Near Real-Time Search
Elasticsearch底层依赖的 Lucene ,引入了 per-segment search 的概念。一个段(segment)是有完整功能的倒排索引。New documents 在被写入an on-disk segment之前,首先写入 in-memory indexing buffer
英文比较浅显,我就不翻译了
Sitting between Elasticsearch and the disk is the filesystem cache. documents in the in-memory indexing buffer are written to a new segment . But the new segment is written to the filesystem cache first—which is cheap—and only later is it flushed to disk—which is expensive. But once a file is in the cache, it can be opened and read, just like any other file.
refresh
In Elasticsearch, this lightweight process of writing and opening a new segment is called a refresh. By default, every shard is refreshed automatically once every second. This is why we say that Elasticsearch has near real-time search: document changes are not visible to search immediately, but will become visible within 1 second.
commit
光是refresh是不够的,还得把data持久化到disk,
the action of performing a commit and truncating the translog is known in Elasticsearch as a flush.

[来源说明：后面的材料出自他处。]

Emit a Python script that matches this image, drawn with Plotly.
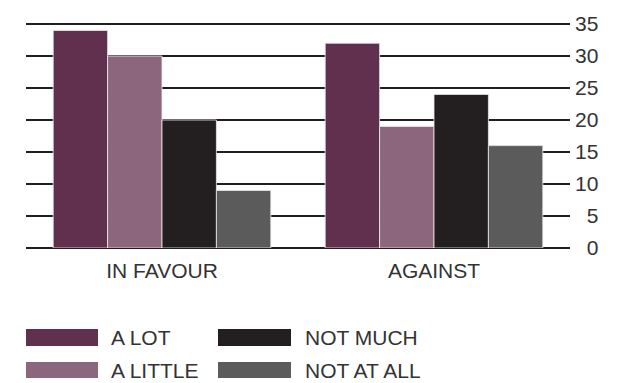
import plotly.graph_objects as go

# Survey responses grouped by stance
categories = ["IN FAVOUR", "AGAINST"]
series_names = ["A LOT", "A LITTLE", "NOT MUCH", "NOT AT ALL"]
a_lot = [34, 32]
a_little = [30, 19]
not_much = [20, 24]
not_at_all = [9, 16]
y_ticks = [0, 5, 10, 15, 20, 25, 30, 35]

series_values = [a_lot, a_little, not_much, not_at_all]
colors = ["#62304F", "#8C667C", "#231F20", "#5B5B5C"]

W, H = 632, 383
L, R, T, B = 26, 62, 23, 135
Y_TOP = 35.16  # a little headroom so the 35 gridline is drawn
FONT = "Liberation Sans, Arial, sans-serif"
TEXT = "#333333"

fig = go.Figure()
for name, vals, col in zip(series_names, series_values, colors):
    fig.add_trace(go.Bar(
        x=categories, y=vals, name=name,
        marker=dict(color=col, line=dict(color="rgba(235,235,235,0.8)", width=1)),
        showlegend=False,
    ))

# Legend drawn in pixel positions (converted to paper coordinates)
def px_x(p):
    return (p - L) / (W - L - R)

def px_y(p):
    return (H - B - p) / (H - T - B)

legend_pos = [(26, 98, 109, 329, 346), (26, 98, 109, 362, 378),
              (218, 291, 303, 329, 346), (218, 291, 303, 362, 378)]
for name, col, (x0, x1, tx, y0, y1) in zip(series_names, colors, legend_pos):
    fig.add_shape(type="rect", xref="paper", yref="paper",
                  x0=px_x(x0), x1=px_x(x1), y0=px_y(y1), y1=px_y(y0),
                  fillcolor=col, line=dict(width=0))
    fig.add_annotation(xref="paper", yref="paper", x=px_x(tx), y=px_y((y0 + y1) / 2),
                       text=name, showarrow=False, xanchor="left", yanchor="middle",
                       font=dict(family=FONT, size=21, color=TEXT))

# right-aligned tick text: pad single digits with a figure space
tick_text = [f"{v:>2}".replace(" ", "\u2007") for v in y_ticks]

fig.update_layout(
    width=W, height=H,
    margin=dict(l=L, r=R, t=T, b=B, pad=0),
    paper_bgcolor="white", plot_bgcolor="white",
    barmode="group", bargap=0.2, bargroupgap=0,
    font=dict(family=FONT, size=21, color=TEXT),
    xaxis=dict(showgrid=False, showline=False, ticks="", ticklabelstandoff=8,
               tickfont=dict(size=21, color=TEXT)),
    yaxis=dict(side="right", range=[0, Y_TOP], tickvals=y_ticks, ticktext=tick_text,
               showgrid=True, gridcolor="#1f1f1f", gridwidth=1.5, zeroline=True,
               zerolinecolor="#1f1f1f", zerolinewidth=1.5, showline=False, ticks="",
               ticklabelstandoff=4, tickfont=dict(size=21, color=TEXT)),
)

fig.write_html("out.html")
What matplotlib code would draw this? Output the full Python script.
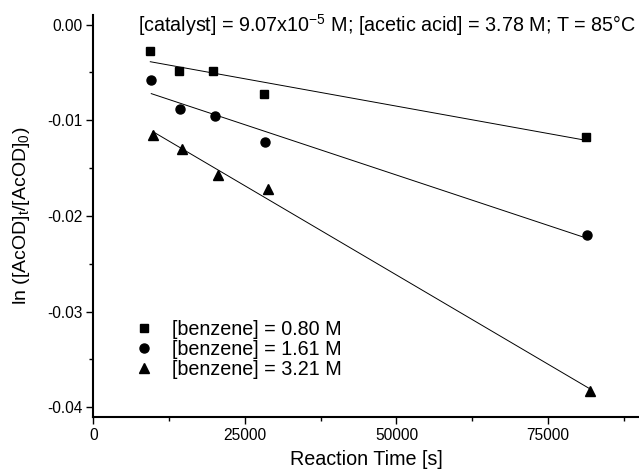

Shards are flushed automatically every 30 minutes, or when the translog becomes too big
为了保证数据可靠性,引入了事务日志translog,两次commit point之间,由translog 来纪录data changes
New documents are added to the in-memory buffer and appended to the transaction log
Every so often—such as when the translog is getting too big—the index is flushed; a new translog is created, and a full commit is performed The filesystem cache is flushed with an fsync。The old translog is deleted.
translog本身也是可靠的
By default, the translog is fsync’ed every 5 seconds and after a write request completes (e.g. index, delete, update, bulk). This process occurs on both the primary and replica shards. Ultimately, that means your client won’t receive a 200 OK response until the entire request has been fsync’ed in the translog of the primary and all replicas.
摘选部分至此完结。